The members have signed a commitment to detect and remove advertisements for illegal wildlife products on their platforms, along with warning the organizations concerned and preventing them from releasing more information.
They use advanced technologies, such as big data analysis and artificial intelligence, to detect illegal trading.
“We are training our employees to identify illegal wildlife products, and also raising their awareness of wildlife cybercrime,” said Qin Qi, deputy director of Tecent’s security management department.
“We also actively assist the law enforcement agencies in investigations and prosecutions, and support other industries, particularly the logistics industry, to combat the illegal trade and raise operating costs to reduce the number of cases.”

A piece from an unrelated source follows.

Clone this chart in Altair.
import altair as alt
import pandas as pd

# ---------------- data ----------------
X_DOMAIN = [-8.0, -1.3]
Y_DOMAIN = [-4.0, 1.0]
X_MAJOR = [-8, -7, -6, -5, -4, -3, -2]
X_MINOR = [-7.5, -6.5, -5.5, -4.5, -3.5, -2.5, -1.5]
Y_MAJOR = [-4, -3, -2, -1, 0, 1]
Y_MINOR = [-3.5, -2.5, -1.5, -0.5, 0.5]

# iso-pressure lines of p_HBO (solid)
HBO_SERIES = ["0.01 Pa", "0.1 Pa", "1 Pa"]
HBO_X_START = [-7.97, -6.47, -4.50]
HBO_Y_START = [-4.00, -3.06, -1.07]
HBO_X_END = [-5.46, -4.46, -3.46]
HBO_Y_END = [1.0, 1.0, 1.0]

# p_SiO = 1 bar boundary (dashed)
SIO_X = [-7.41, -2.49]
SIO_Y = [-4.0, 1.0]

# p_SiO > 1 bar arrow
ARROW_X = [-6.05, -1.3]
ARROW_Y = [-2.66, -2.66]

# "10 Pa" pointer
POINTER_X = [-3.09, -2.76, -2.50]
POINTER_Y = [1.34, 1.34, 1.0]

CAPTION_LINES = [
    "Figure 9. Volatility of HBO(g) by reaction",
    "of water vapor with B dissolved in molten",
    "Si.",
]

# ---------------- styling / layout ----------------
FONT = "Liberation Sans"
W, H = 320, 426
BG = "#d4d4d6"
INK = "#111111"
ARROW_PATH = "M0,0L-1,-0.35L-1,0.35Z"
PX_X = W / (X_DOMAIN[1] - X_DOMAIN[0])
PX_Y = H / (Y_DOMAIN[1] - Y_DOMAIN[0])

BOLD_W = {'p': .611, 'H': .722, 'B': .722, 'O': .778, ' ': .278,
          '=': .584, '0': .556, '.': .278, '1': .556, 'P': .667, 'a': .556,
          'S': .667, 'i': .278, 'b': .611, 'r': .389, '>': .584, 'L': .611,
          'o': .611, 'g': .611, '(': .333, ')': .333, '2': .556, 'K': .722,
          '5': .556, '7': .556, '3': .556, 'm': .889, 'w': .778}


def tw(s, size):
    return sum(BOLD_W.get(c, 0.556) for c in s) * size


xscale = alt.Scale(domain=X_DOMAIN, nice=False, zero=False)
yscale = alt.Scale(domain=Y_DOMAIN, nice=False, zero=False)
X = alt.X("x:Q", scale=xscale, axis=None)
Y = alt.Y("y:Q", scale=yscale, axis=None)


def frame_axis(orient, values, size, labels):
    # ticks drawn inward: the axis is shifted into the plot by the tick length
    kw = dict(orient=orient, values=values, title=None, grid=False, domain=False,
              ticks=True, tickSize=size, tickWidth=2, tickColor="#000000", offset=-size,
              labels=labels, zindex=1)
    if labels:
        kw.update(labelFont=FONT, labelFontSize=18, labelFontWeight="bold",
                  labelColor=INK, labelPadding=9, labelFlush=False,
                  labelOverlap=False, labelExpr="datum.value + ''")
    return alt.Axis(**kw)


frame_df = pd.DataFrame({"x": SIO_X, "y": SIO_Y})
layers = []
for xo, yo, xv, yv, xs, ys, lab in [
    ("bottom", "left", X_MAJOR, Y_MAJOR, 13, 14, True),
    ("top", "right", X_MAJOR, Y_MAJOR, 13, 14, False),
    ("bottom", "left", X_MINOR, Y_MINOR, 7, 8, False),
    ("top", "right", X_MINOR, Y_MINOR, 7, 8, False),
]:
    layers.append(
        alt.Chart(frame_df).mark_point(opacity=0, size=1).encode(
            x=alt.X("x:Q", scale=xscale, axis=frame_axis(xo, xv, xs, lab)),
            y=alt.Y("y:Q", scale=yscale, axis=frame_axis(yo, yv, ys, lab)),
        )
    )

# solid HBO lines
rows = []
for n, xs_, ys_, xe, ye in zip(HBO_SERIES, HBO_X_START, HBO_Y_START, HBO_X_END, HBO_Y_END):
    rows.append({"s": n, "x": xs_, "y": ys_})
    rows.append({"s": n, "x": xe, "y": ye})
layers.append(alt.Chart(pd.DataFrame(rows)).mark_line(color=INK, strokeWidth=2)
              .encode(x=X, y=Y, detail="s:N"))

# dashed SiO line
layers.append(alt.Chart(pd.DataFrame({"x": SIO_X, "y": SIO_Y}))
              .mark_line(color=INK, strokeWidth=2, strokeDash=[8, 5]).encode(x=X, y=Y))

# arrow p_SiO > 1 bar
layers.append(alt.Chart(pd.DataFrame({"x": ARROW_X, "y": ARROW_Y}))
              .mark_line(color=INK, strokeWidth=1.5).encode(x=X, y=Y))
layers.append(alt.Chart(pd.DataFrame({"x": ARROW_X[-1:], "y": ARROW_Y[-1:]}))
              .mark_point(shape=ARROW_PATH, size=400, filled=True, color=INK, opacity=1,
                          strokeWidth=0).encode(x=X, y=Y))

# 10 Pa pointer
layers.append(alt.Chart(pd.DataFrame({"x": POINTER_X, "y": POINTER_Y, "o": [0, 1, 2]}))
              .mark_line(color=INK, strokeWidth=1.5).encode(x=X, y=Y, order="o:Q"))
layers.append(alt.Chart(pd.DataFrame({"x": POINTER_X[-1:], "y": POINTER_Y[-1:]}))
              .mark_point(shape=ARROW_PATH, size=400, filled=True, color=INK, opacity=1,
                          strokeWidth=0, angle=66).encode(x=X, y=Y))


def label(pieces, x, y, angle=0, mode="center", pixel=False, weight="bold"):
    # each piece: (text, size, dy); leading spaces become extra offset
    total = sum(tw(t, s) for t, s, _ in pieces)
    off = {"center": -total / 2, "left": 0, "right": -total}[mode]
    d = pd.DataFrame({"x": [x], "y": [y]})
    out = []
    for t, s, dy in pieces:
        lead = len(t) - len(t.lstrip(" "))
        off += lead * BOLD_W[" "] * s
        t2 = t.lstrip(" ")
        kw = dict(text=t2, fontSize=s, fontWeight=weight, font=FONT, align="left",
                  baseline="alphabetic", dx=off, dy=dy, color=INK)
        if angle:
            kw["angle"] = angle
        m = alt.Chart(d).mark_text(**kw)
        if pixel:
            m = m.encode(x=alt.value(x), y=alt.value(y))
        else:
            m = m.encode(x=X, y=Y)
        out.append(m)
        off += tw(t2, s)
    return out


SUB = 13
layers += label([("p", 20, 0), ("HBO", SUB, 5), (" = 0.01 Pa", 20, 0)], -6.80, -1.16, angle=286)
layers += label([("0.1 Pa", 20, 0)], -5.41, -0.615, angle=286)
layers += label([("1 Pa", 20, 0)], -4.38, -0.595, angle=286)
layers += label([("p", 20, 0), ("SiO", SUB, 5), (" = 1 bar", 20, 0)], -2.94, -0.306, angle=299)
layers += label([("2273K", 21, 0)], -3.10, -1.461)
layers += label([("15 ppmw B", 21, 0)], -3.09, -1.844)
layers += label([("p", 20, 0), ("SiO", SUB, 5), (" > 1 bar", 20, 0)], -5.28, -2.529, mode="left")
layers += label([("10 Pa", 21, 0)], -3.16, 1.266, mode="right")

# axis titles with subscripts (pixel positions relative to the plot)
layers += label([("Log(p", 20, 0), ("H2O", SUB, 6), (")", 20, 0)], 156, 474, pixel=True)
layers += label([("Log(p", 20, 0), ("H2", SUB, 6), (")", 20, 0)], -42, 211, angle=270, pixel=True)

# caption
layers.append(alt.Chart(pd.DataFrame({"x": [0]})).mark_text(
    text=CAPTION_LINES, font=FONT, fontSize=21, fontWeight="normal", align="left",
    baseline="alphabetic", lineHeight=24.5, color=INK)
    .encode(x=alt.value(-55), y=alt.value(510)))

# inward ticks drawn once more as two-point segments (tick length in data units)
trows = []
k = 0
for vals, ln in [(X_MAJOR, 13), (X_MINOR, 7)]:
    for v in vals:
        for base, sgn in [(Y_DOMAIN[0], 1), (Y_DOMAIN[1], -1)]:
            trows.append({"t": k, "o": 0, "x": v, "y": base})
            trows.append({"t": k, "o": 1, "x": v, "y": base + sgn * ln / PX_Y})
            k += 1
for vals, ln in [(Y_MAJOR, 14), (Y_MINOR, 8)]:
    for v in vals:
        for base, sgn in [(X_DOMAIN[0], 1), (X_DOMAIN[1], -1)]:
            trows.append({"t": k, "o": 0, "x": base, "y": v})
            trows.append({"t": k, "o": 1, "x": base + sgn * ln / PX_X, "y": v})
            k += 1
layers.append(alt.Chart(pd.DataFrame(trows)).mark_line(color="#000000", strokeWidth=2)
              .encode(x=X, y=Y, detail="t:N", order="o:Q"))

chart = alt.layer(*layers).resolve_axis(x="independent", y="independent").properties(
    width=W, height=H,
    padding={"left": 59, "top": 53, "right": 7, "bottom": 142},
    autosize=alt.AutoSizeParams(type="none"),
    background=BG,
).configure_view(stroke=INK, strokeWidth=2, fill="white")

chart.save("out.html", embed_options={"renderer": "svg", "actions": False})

In addition to unintended consequences such as a potential rise in illegal trading, the ivory ban has brought hardship to some employees in the sector.
During its heyday, between the 1960s and ’80s, the Beijing Ivory Carving Factory, one of the country’s largest ivory processors, employed more than 800 people.
Now, the senior artisans have retired, and there are only 10 craftsmen left, all age 40 or younger. They have each spent a decade honing their skills.
Zhang Shulan, director of the sales department, said the company has not yet been informed whether the government will provide compensation for the business lost as a result of the ban.
She noted that the State Forestry Administration, which oversees the ivory trade, has encouraged craftsmen to work animal bones and other materials, but said their skills are not transferrable because of differences in carving techniques.
The company had planned to open an ivory museum and encourage its master carvers to pass on their skills by working on pieces designed for exhibitions, not sale.
However, the ban, which covers all forms of ivory processing, meant the project had to be abandoned, along with a planned purchase of mammoth tusks for the young carvers to work on.
“The price of mammoth tusks has soared dramatically in recent months as a result of the ivory ban. This is the hardest time for the ivory sector, and we are all waiting for supportive solutions from the government,” Zhang said.